The board voted to adopt Amplify Desmos as the district's elementary math curriculum, approving a phased rollout that begins with volunteer "lead learners" next school year and district-wide implementation planned afterward. Presenters cited early secondary-level gains after using the resource.

The Superior School District Board of Education voted to adopt Amplify Desmos as the district's elementary math curriculum following a presentation and discussion by administrators, instructional coaches and classroom teachers.

Administration and classroom teachers told the board the recommendation follows a year-long review by a committee of about 14 teachers using research tools such as EdReports. Amy Patel, elementary instructional coach, said the committee evaluated materials for coherence, rigor and alignment with standards and recommended a phased approach: "next school year, we'll have a group of lead learners using this across our district in all K-5 grades and at all buildings," she said, describing the pilot that will produce classroom videos and local examples for future staff development.

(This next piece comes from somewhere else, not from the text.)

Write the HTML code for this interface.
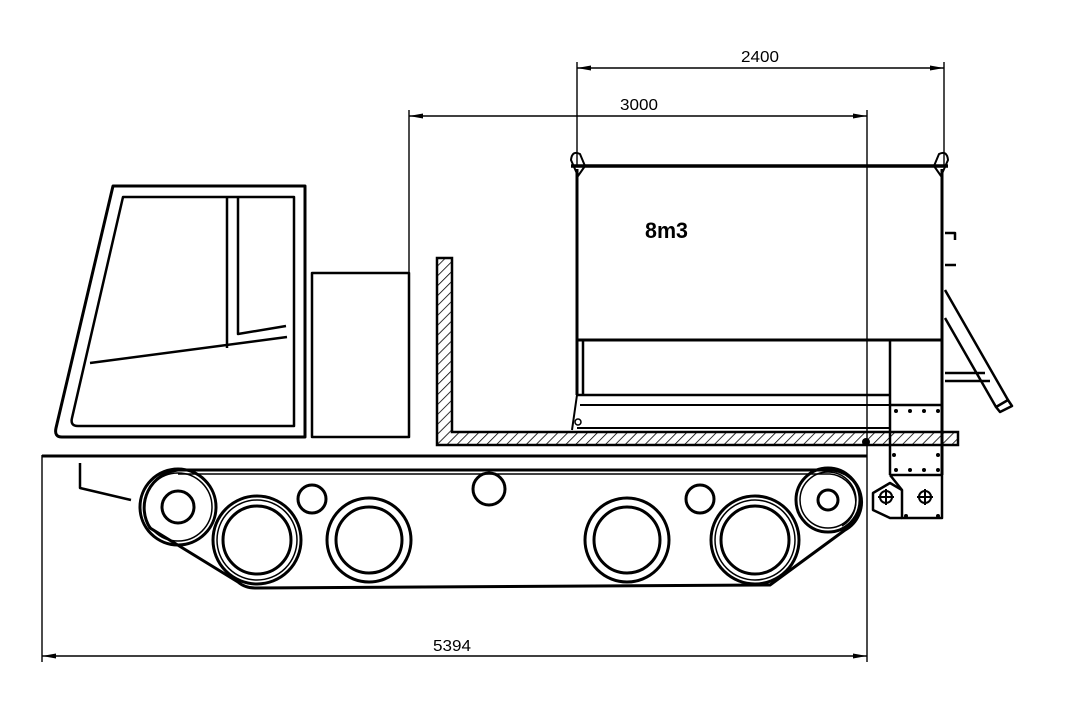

Crystal (committee facilitator) highlighted district assessment data used to justify the change, saying the district had seen notable gains after introducing the resource at the secondary level: "We have not in the 13 years that I've been in this role, seen that significant of a jump in our data," she said, pointing to forward-exam and preACT improvements. Presenters gave examples: middle-school meeting/advanced on a state forward exam rose from about 34% to roughly 39.3% after the secondary rollout, and ninth-grade preACT meeting/advanced rose from about 37.8% to 48.8% after several months of implementation.

Teachers on the committee described classroom features they favored, including more focused workbook pages with fewer problems per page, built-in storylines that spiral through units, and structured problem-based learning that supports peer collaboration. Julie Ingebrets, a second-grade teacher, said the new workbooks "have much more space for the students to do their work, show their work," adding that teachers appreciated real-world tasks woven through units.

Board members asked about assessment alignment, professional development and how the district will balance existing benchmark assessments with new vendor assessments. Administrators said assessment components and intervention tools are available from the vendor and that district staff will determine what to keep or remove to avoid over-testing.

After discussion, the board approved the administration's recommendation to adopt Amplify Desmos for elementary grades with a phased launch (lead-learners pilot next year and broader implementation to follow). The policy decision does not finalize purchase timelines or full six-year procurement details; administrators said they would return with final purchase and implementation plans.